→ Collected material:

## Begin

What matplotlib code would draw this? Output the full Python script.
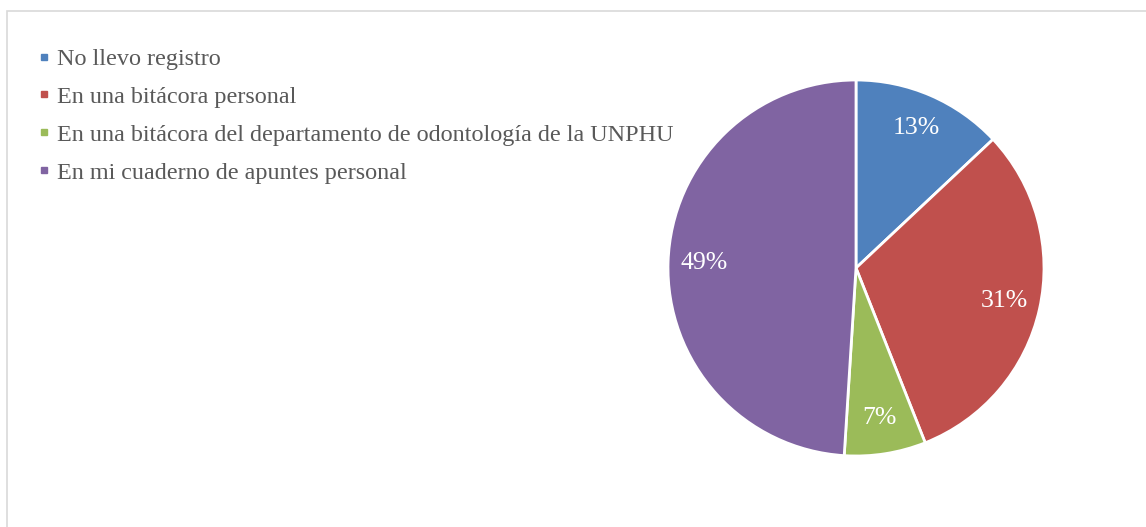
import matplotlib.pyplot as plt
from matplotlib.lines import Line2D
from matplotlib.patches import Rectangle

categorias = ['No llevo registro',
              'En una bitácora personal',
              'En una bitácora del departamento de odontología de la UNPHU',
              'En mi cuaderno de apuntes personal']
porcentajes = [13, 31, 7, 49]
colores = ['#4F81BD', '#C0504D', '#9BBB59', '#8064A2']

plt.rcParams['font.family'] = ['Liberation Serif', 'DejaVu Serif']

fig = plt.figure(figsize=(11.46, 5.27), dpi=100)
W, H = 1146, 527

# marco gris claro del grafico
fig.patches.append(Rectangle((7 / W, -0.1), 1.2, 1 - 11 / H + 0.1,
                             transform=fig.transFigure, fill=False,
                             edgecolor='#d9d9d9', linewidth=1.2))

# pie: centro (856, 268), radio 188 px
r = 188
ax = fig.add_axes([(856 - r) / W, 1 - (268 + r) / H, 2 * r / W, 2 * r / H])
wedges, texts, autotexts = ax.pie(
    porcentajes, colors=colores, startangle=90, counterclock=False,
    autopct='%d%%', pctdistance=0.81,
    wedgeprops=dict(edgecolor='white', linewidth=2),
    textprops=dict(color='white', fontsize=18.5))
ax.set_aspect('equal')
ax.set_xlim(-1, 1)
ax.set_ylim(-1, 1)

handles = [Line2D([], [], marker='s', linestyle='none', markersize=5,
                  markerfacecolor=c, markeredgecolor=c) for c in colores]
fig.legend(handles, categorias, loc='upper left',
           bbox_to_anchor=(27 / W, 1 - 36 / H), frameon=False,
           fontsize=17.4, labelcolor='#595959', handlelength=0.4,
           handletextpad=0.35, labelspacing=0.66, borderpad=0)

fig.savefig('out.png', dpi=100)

## End

Write out the full set of lines verbatim, without the pictures.

→ Full solution:
What matplotlib code would draw this? Output the full Python script.
import matplotlib.pyplot as plt
from matplotlib.lines import Line2D
from matplotlib.patches import Rectangle

categorias = ['No llevo registro',
              'En una bitácora personal',
              'En una bitácora del departamento de odontología de la UNPHU',
              'En mi cuaderno de apuntes personal']
porcentajes = [13, 31, 7, 49]
colores = ['#4F81BD', '#C0504D', '#9BBB59', '#8064A2']

plt.rcParams['font.family'] = ['Liberation Serif', 'DejaVu Serif']

fig = plt.figure(figsize=(11.46, 5.27), dpi=100)
W, H = 1146, 527

# marco gris claro del grafico
fig.patches.append(Rectangle((7 / W, -0.1), 1.2, 1 - 11 / H + 0.1,
                             transform=fig.transFigure, fill=False,
                             edgecolor='#d9d9d9', linewidth=1.2))

# pie: centro (856, 268), radio 188 px
r = 188
ax = fig.add_axes([(856 - r) / W, 1 - (268 + r) / H, 2 * r / W, 2 * r / H])
wedges, texts, autotexts = ax.pie(
    porcentajes, colors=colores, startangle=90, counterclock=False,
    autopct='%d%%', pctdistance=0.81,
    wedgeprops=dict(edgecolor='white', linewidth=2),
    textprops=dict(color='white', fontsize=18.5))
ax.set_aspect('equal')
ax.set_xlim(-1, 1)
ax.set_ylim(-1, 1)

handles = [Line2D([], [], marker='s', linestyle='none', markersize=5,
                  markerfacecolor=c, markeredgecolor=c) for c in colores]
fig.legend(handles, categorias, loc='upper left',
           bbox_to_anchor=(27 / W, 1 - 36 / H), frameon=False,
           fontsize=17.4, labelcolor='#595959', handlelength=0.4,
           handletextpad=0.35, labelspacing=0.66, borderpad=0)

fig.savefig('out.png', dpi=100)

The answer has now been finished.